Stated goal — Give an exact transcription of every line, dropping the images.

Dataset excerpt —
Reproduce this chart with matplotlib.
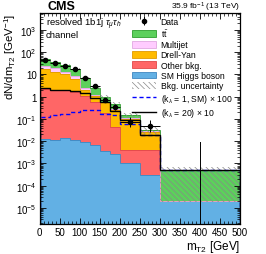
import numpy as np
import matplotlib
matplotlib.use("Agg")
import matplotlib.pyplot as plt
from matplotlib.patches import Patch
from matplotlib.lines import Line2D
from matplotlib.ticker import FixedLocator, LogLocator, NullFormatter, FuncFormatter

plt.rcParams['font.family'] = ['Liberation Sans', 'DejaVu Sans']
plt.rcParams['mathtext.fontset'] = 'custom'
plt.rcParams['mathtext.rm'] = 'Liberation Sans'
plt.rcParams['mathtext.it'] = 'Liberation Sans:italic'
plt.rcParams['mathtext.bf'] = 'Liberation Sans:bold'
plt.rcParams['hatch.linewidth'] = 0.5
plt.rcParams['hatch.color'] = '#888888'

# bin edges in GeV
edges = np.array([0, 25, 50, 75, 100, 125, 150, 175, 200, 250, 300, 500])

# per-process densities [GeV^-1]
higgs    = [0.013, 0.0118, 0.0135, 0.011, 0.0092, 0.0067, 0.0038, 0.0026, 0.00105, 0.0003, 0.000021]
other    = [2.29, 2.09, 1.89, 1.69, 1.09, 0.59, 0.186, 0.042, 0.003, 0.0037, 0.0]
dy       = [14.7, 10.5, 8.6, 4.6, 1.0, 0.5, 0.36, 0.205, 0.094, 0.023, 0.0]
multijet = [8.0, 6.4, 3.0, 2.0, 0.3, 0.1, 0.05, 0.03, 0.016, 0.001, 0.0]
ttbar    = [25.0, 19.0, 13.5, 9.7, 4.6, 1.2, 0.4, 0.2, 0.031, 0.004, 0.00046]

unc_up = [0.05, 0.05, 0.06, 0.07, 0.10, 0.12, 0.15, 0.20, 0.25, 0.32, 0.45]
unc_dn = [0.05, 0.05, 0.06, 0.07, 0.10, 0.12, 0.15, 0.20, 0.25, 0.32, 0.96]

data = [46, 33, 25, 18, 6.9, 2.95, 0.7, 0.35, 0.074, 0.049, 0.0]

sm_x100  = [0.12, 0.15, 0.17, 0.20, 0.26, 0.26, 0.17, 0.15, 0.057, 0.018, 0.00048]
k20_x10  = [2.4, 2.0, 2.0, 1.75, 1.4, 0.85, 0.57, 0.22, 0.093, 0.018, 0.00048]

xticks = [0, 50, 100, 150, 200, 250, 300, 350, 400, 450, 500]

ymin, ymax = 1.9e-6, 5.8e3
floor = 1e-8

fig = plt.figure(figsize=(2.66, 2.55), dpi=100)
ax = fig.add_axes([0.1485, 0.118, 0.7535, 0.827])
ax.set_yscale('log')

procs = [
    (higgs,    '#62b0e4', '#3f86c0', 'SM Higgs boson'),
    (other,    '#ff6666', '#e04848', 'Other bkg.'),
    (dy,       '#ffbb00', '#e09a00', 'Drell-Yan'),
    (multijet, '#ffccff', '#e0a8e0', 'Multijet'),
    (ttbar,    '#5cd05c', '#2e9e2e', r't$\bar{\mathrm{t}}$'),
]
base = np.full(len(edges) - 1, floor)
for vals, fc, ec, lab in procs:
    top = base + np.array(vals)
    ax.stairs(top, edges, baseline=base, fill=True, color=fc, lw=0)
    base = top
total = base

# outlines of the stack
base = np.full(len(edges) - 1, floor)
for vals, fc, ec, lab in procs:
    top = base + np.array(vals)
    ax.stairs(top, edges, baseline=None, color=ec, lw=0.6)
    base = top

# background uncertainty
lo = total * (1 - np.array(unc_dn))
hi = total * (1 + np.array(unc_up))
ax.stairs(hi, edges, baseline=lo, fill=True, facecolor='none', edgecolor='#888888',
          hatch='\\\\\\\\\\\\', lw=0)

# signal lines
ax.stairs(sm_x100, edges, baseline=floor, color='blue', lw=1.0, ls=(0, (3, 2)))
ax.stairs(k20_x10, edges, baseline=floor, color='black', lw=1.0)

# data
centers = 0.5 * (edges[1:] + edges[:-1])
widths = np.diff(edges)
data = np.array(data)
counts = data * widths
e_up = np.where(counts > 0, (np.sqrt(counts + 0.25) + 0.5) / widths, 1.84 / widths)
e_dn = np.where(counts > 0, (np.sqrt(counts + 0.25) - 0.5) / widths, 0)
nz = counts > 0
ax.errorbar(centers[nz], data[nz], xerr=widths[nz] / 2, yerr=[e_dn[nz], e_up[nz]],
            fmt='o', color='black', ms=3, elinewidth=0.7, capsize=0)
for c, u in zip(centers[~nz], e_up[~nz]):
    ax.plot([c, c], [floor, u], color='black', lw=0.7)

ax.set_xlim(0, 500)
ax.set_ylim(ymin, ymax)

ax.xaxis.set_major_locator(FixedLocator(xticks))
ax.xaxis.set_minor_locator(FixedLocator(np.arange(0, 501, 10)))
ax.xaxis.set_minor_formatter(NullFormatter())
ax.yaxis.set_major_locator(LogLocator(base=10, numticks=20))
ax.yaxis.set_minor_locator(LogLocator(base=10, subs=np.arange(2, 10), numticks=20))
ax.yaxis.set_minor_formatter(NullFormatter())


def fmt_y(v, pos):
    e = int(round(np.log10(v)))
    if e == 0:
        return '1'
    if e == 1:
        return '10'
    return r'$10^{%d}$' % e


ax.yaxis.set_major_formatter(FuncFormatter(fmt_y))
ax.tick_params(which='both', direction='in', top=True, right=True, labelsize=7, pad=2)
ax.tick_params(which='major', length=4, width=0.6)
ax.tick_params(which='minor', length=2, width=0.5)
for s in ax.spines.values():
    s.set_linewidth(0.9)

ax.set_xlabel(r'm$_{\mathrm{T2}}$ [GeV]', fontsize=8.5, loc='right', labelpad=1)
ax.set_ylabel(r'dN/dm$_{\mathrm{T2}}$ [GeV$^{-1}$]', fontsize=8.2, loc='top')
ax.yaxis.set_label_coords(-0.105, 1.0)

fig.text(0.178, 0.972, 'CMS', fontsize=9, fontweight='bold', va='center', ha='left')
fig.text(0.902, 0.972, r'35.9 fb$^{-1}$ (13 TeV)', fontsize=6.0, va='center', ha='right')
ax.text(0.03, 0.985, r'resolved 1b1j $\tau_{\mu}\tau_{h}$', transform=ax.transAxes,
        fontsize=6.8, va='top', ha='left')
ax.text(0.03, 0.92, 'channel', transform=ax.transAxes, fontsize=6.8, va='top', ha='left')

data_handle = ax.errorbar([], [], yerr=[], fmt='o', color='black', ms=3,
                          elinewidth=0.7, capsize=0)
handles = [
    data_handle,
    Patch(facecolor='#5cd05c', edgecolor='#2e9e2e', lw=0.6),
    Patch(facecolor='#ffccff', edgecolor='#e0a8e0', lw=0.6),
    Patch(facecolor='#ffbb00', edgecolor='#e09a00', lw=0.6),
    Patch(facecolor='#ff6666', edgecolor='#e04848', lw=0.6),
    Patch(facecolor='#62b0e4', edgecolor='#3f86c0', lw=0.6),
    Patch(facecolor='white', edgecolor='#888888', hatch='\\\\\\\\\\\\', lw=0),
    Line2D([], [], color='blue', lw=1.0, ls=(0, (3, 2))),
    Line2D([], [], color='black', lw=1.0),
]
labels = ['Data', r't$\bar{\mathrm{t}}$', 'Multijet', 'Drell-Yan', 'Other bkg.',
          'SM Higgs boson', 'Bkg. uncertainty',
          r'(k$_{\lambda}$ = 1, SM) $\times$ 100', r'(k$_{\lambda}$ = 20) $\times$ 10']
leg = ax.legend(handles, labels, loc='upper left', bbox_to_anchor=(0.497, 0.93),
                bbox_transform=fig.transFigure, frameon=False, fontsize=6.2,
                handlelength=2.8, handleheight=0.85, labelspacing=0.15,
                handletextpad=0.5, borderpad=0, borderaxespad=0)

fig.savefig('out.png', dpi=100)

Solution for this task —
Reproduce this chart with matplotlib.
import numpy as np
import matplotlib
matplotlib.use("Agg")
import matplotlib.pyplot as plt
from matplotlib.patches import Patch
from matplotlib.lines import Line2D
from matplotlib.ticker import FixedLocator, LogLocator, NullFormatter, FuncFormatter

plt.rcParams['font.family'] = ['Liberation Sans', 'DejaVu Sans']
plt.rcParams['mathtext.fontset'] = 'custom'
plt.rcParams['mathtext.rm'] = 'Liberation Sans'
plt.rcParams['mathtext.it'] = 'Liberation Sans:italic'
plt.rcParams['mathtext.bf'] = 'Liberation Sans:bold'
plt.rcParams['hatch.linewidth'] = 0.5
plt.rcParams['hatch.color'] = '#888888'

# bin edges in GeV
edges = np.array([0, 25, 50, 75, 100, 125, 150, 175, 200, 250, 300, 500])

# per-process densities [GeV^-1]
higgs    = [0.013, 0.0118, 0.0135, 0.011, 0.0092, 0.0067, 0.0038, 0.0026, 0.00105, 0.0003, 0.000021]
other    = [2.29, 2.09, 1.89, 1.69, 1.09, 0.59, 0.186, 0.042, 0.003, 0.0037, 0.0]
dy       = [14.7, 10.5, 8.6, 4.6, 1.0, 0.5, 0.36, 0.205, 0.094, 0.023, 0.0]
multijet = [8.0, 6.4, 3.0, 2.0, 0.3, 0.1, 0.05, 0.03, 0.016, 0.001, 0.0]
ttbar    = [25.0, 19.0, 13.5, 9.7, 4.6, 1.2, 0.4, 0.2, 0.031, 0.004, 0.00046]

unc_up = [0.05, 0.05, 0.06, 0.07, 0.10, 0.12, 0.15, 0.20, 0.25, 0.32, 0.45]
unc_dn = [0.05, 0.05, 0.06, 0.07, 0.10, 0.12, 0.15, 0.20, 0.25, 0.32, 0.96]

data = [46, 33, 25, 18, 6.9, 2.95, 0.7, 0.35, 0.074, 0.049, 0.0]

sm_x100  = [0.12, 0.15, 0.17, 0.20, 0.26, 0.26, 0.17, 0.15, 0.057, 0.018, 0.00048]
k20_x10  = [2.4, 2.0, 2.0, 1.75, 1.4, 0.85, 0.57, 0.22, 0.093, 0.018, 0.00048]

xticks = [0, 50, 100, 150, 200, 250, 300, 350, 400, 450, 500]

ymin, ymax = 1.9e-6, 5.8e3
floor = 1e-8

fig = plt.figure(figsize=(2.66, 2.55), dpi=100)
ax = fig.add_axes([0.1485, 0.118, 0.7535, 0.827])
ax.set_yscale('log')

procs = [
    (higgs,    '#62b0e4', '#3f86c0', 'SM Higgs boson'),
    (other,    '#ff6666', '#e04848', 'Other bkg.'),
    (dy,       '#ffbb00', '#e09a00', 'Drell-Yan'),
    (multijet, '#ffccff', '#e0a8e0', 'Multijet'),
    (ttbar,    '#5cd05c', '#2e9e2e', r't$\bar{\mathrm{t}}$'),
]
base = np.full(len(edges) - 1, floor)
for vals, fc, ec, lab in procs:
    top = base + np.array(vals)
    ax.stairs(top, edges, baseline=base, fill=True, color=fc, lw=0)
    base = top
total = base

# outlines of the stack
base = np.full(len(edges) - 1, floor)
for vals, fc, ec, lab in procs:
    top = base + np.array(vals)
    ax.stairs(top, edges, baseline=None, color=ec, lw=0.6)
    base = top

# background uncertainty
lo = total * (1 - np.array(unc_dn))
hi = total * (1 + np.array(unc_up))
ax.stairs(hi, edges, baseline=lo, fill=True, facecolor='none', edgecolor='#888888',
          hatch='\\\\\\\\\\\\', lw=0)

# signal lines
ax.stairs(sm_x100, edges, baseline=floor, color='blue', lw=1.0, ls=(0, (3, 2)))
ax.stairs(k20_x10, edges, baseline=floor, color='black', lw=1.0)

# data
centers = 0.5 * (edges[1:] + edges[:-1])
widths = np.diff(edges)
data = np.array(data)
counts = data * widths
e_up = np.where(counts > 0, (np.sqrt(counts + 0.25) + 0.5) / widths, 1.84 / widths)
e_dn = np.where(counts > 0, (np.sqrt(counts + 0.25) - 0.5) / widths, 0)
nz = counts > 0
ax.errorbar(centers[nz], data[nz], xerr=widths[nz] / 2, yerr=[e_dn[nz], e_up[nz]],
            fmt='o', color='black', ms=3, elinewidth=0.7, capsize=0)
for c, u in zip(centers[~nz], e_up[~nz]):
    ax.plot([c, c], [floor, u], color='black', lw=0.7)

ax.set_xlim(0, 500)
ax.set_ylim(ymin, ymax)

ax.xaxis.set_major_locator(FixedLocator(xticks))
ax.xaxis.set_minor_locator(FixedLocator(np.arange(0, 501, 10)))
ax.xaxis.set_minor_formatter(NullFormatter())
ax.yaxis.set_major_locator(LogLocator(base=10, numticks=20))
ax.yaxis.set_minor_locator(LogLocator(base=10, subs=np.arange(2, 10), numticks=20))
ax.yaxis.set_minor_formatter(NullFormatter())


def fmt_y(v, pos):
    e = int(round(np.log10(v)))
    if e == 0:
        return '1'
    if e == 1:
        return '10'
    return r'$10^{%d}$' % e


ax.yaxis.set_major_formatter(FuncFormatter(fmt_y))
ax.tick_params(which='both', direction='in', top=True, right=True, labelsize=7, pad=2)
ax.tick_params(which='major', length=4, width=0.6)
ax.tick_params(which='minor', length=2, width=0.5)
for s in ax.spines.values():
    s.set_linewidth(0.9)

ax.set_xlabel(r'm$_{\mathrm{T2}}$ [GeV]', fontsize=8.5, loc='right', labelpad=1)
ax.set_ylabel(r'dN/dm$_{\mathrm{T2}}$ [GeV$^{-1}$]', fontsize=8.2, loc='top')
ax.yaxis.set_label_coords(-0.105, 1.0)

fig.text(0.178, 0.972, 'CMS', fontsize=9, fontweight='bold', va='center', ha='left')
fig.text(0.902, 0.972, r'35.9 fb$^{-1}$ (13 TeV)', fontsize=6.0, va='center', ha='right')
ax.text(0.03, 0.985, r'resolved 1b1j $\tau_{\mu}\tau_{h}$', transform=ax.transAxes,
        fontsize=6.8, va='top', ha='left')
ax.text(0.03, 0.92, 'channel', transform=ax.transAxes, fontsize=6.8, va='top', ha='left')

data_handle = ax.errorbar([], [], yerr=[], fmt='o', color='black', ms=3,
                          elinewidth=0.7, capsize=0)
handles = [
    data_handle,
    Patch(facecolor='#5cd05c', edgecolor='#2e9e2e', lw=0.6),
    Patch(facecolor='#ffccff', edgecolor='#e0a8e0', lw=0.6),
    Patch(facecolor='#ffbb00', edgecolor='#e09a00', lw=0.6),
    Patch(facecolor='#ff6666', edgecolor='#e04848', lw=0.6),
    Patch(facecolor='#62b0e4', edgecolor='#3f86c0', lw=0.6),
    Patch(facecolor='white', edgecolor='#888888', hatch='\\\\\\\\\\\\', lw=0),
    Line2D([], [], color='blue', lw=1.0, ls=(0, (3, 2))),
    Line2D([], [], color='black', lw=1.0),
]
labels = ['Data', r't$\bar{\mathrm{t}}$', 'Multijet', 'Drell-Yan', 'Other bkg.',
          'SM Higgs boson', 'Bkg. uncertainty',
          r'(k$_{\lambda}$ = 1, SM) $\times$ 100', r'(k$_{\lambda}$ = 20) $\times$ 10']
leg = ax.legend(handles, labels, loc='upper left', bbox_to_anchor=(0.497, 0.93),
                bbox_transform=fig.transFigure, frameon=False, fontsize=6.2,
                handlelength=2.8, handleheight=0.85, labelspacing=0.15,
                handletextpad=0.5, borderpad=0, borderaxespad=0)

fig.savefig('out.png', dpi=100)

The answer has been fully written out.